>>>>
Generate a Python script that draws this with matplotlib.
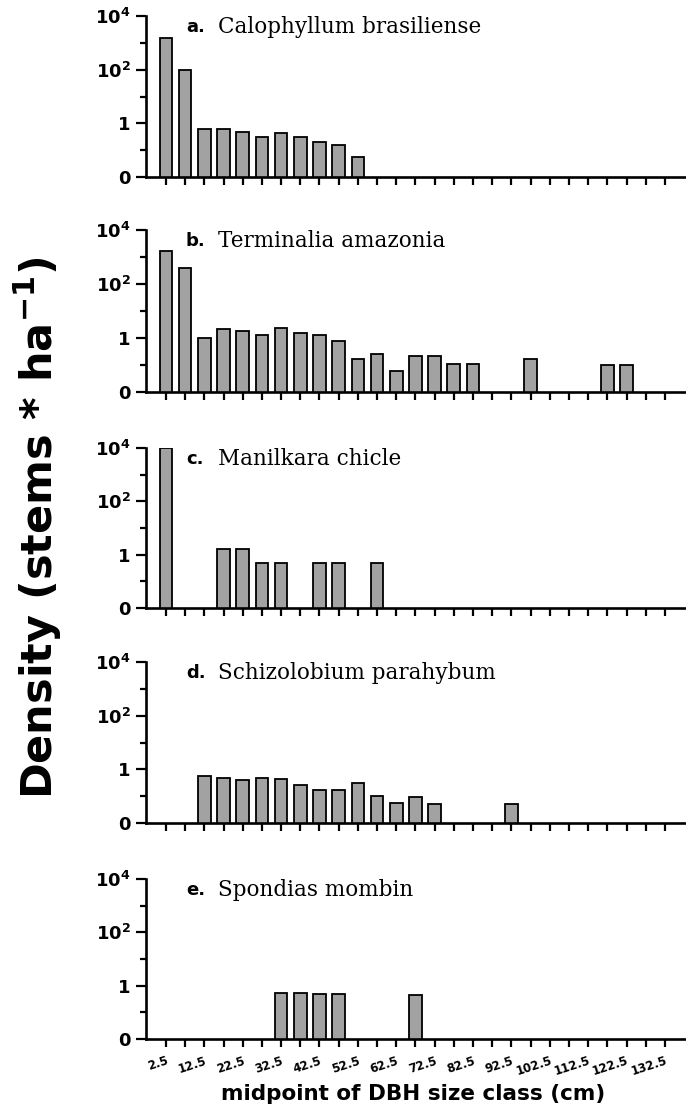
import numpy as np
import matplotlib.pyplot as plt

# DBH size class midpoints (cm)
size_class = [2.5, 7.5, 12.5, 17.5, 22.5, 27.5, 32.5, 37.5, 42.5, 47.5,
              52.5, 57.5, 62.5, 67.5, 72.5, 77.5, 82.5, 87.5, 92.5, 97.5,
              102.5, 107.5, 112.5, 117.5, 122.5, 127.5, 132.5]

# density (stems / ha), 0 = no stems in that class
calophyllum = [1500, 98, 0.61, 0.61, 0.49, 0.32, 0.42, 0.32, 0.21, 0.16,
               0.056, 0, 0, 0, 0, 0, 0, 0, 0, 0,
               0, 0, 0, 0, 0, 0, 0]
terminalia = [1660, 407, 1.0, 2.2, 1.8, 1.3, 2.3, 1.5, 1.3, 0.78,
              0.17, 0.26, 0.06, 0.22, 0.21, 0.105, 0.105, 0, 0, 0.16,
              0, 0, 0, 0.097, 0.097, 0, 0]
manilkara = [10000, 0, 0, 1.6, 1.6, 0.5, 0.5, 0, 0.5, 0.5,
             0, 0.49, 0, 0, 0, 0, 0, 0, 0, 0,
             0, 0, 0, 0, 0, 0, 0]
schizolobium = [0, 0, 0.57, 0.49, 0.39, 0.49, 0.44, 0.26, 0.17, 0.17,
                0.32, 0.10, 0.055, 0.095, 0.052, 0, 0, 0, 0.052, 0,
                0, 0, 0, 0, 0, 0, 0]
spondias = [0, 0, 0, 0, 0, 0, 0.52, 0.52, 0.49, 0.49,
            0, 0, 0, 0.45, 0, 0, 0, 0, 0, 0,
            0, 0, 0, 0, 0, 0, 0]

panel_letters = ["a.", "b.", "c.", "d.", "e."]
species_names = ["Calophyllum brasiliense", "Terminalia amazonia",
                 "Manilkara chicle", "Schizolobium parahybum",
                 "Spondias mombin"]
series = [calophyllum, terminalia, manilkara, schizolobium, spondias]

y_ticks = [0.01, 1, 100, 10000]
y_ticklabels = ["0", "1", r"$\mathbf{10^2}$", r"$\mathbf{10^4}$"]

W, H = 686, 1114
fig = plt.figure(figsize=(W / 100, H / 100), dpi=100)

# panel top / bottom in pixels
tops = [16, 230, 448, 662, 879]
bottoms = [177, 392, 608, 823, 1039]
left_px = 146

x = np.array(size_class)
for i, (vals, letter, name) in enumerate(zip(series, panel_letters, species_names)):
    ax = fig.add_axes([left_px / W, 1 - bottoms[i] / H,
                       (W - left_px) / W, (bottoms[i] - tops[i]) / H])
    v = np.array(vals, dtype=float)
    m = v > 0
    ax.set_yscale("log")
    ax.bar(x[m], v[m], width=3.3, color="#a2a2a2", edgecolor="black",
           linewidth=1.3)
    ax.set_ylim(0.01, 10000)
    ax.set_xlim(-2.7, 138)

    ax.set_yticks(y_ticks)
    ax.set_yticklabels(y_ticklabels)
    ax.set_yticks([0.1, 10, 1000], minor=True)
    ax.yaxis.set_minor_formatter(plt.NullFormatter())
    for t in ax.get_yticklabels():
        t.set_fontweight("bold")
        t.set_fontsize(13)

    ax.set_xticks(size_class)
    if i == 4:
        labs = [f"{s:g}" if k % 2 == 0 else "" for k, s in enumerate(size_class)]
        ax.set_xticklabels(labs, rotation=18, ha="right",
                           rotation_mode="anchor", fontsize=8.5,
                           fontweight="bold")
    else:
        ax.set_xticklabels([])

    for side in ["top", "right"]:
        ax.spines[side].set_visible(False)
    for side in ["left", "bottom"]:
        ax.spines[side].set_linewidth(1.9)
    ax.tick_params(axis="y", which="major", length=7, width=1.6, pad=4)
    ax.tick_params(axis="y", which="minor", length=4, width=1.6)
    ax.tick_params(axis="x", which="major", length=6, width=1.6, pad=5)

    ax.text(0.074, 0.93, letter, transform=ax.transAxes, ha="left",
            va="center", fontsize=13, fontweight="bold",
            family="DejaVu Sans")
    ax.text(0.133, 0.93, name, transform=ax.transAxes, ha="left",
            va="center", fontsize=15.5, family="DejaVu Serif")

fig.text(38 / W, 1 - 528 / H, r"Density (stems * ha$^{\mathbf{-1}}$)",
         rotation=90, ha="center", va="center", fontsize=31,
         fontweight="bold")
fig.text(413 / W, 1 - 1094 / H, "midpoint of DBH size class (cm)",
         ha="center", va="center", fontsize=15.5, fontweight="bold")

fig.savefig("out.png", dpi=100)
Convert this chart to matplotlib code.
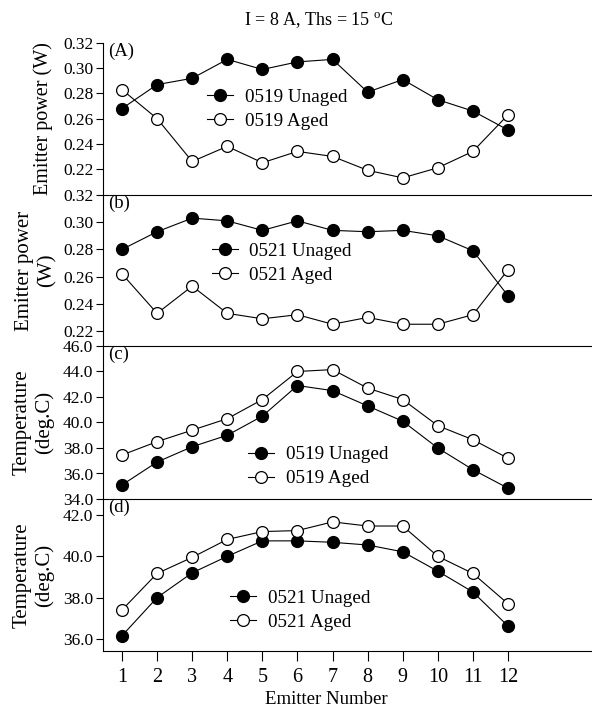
<<<<
#### [AIM]
Give the data above again in full and unchanged, skipping the pictures.

#### [RESULT OF THIS TASK]
Generate a Python script that draws this with matplotlib.
import numpy as np
import matplotlib.pyplot as plt

# DBH size class midpoints (cm)
size_class = [2.5, 7.5, 12.5, 17.5, 22.5, 27.5, 32.5, 37.5, 42.5, 47.5,
              52.5, 57.5, 62.5, 67.5, 72.5, 77.5, 82.5, 87.5, 92.5, 97.5,
              102.5, 107.5, 112.5, 117.5, 122.5, 127.5, 132.5]

# density (stems / ha), 0 = no stems in that class
calophyllum = [1500, 98, 0.61, 0.61, 0.49, 0.32, 0.42, 0.32, 0.21, 0.16,
               0.056, 0, 0, 0, 0, 0, 0, 0, 0, 0,
               0, 0, 0, 0, 0, 0, 0]
terminalia = [1660, 407, 1.0, 2.2, 1.8, 1.3, 2.3, 1.5, 1.3, 0.78,
              0.17, 0.26, 0.06, 0.22, 0.21, 0.105, 0.105, 0, 0, 0.16,
              0, 0, 0, 0.097, 0.097, 0, 0]
manilkara = [10000, 0, 0, 1.6, 1.6, 0.5, 0.5, 0, 0.5, 0.5,
             0, 0.49, 0, 0, 0, 0, 0, 0, 0, 0,
             0, 0, 0, 0, 0, 0, 0]
schizolobium = [0, 0, 0.57, 0.49, 0.39, 0.49, 0.44, 0.26, 0.17, 0.17,
                0.32, 0.10, 0.055, 0.095, 0.052, 0, 0, 0, 0.052, 0,
                0, 0, 0, 0, 0, 0, 0]
spondias = [0, 0, 0, 0, 0, 0, 0.52, 0.52, 0.49, 0.49,
            0, 0, 0, 0.45, 0, 0, 0, 0, 0, 0,
            0, 0, 0, 0, 0, 0, 0]

panel_letters = ["a.", "b.", "c.", "d.", "e."]
species_names = ["Calophyllum brasiliense", "Terminalia amazonia",
                 "Manilkara chicle", "Schizolobium parahybum",
                 "Spondias mombin"]
series = [calophyllum, terminalia, manilkara, schizolobium, spondias]

y_ticks = [0.01, 1, 100, 10000]
y_ticklabels = ["0", "1", r"$\mathbf{10^2}$", r"$\mathbf{10^4}$"]

W, H = 686, 1114
fig = plt.figure(figsize=(W / 100, H / 100), dpi=100)

# panel top / bottom in pixels
tops = [16, 230, 448, 662, 879]
bottoms = [177, 392, 608, 823, 1039]
left_px = 146

x = np.array(size_class)
for i, (vals, letter, name) in enumerate(zip(series, panel_letters, species_names)):
    ax = fig.add_axes([left_px / W, 1 - bottoms[i] / H,
                       (W - left_px) / W, (bottoms[i] - tops[i]) / H])
    v = np.array(vals, dtype=float)
    m = v > 0
    ax.set_yscale("log")
    ax.bar(x[m], v[m], width=3.3, color="#a2a2a2", edgecolor="black",
           linewidth=1.3)
    ax.set_ylim(0.01, 10000)
    ax.set_xlim(-2.7, 138)

    ax.set_yticks(y_ticks)
    ax.set_yticklabels(y_ticklabels)
    ax.set_yticks([0.1, 10, 1000], minor=True)
    ax.yaxis.set_minor_formatter(plt.NullFormatter())
    for t in ax.get_yticklabels():
        t.set_fontweight("bold")
        t.set_fontsize(13)

    ax.set_xticks(size_class)
    if i == 4:
        labs = [f"{s:g}" if k % 2 == 0 else "" for k, s in enumerate(size_class)]
        ax.set_xticklabels(labs, rotation=18, ha="right",
                           rotation_mode="anchor", fontsize=8.5,
                           fontweight="bold")
    else:
        ax.set_xticklabels([])

    for side in ["top", "right"]:
        ax.spines[side].set_visible(False)
    for side in ["left", "bottom"]:
        ax.spines[side].set_linewidth(1.9)
    ax.tick_params(axis="y", which="major", length=7, width=1.6, pad=4)
    ax.tick_params(axis="y", which="minor", length=4, width=1.6)
    ax.tick_params(axis="x", which="major", length=6, width=1.6, pad=5)

    ax.text(0.074, 0.93, letter, transform=ax.transAxes, ha="left",
            va="center", fontsize=13, fontweight="bold",
            family="DejaVu Sans")
    ax.text(0.133, 0.93, name, transform=ax.transAxes, ha="left",
            va="center", fontsize=15.5, family="DejaVu Serif")

fig.text(38 / W, 1 - 528 / H, r"Density (stems * ha$^{\mathbf{-1}}$)",
         rotation=90, ha="center", va="center", fontsize=31,
         fontweight="bold")
fig.text(413 / W, 1 - 1094 / H, "midpoint of DBH size class (cm)",
         ha="center", va="center", fontsize=15.5, fontweight="bold")

fig.savefig("out.png", dpi=100)
Convert this chart to matplotlib code.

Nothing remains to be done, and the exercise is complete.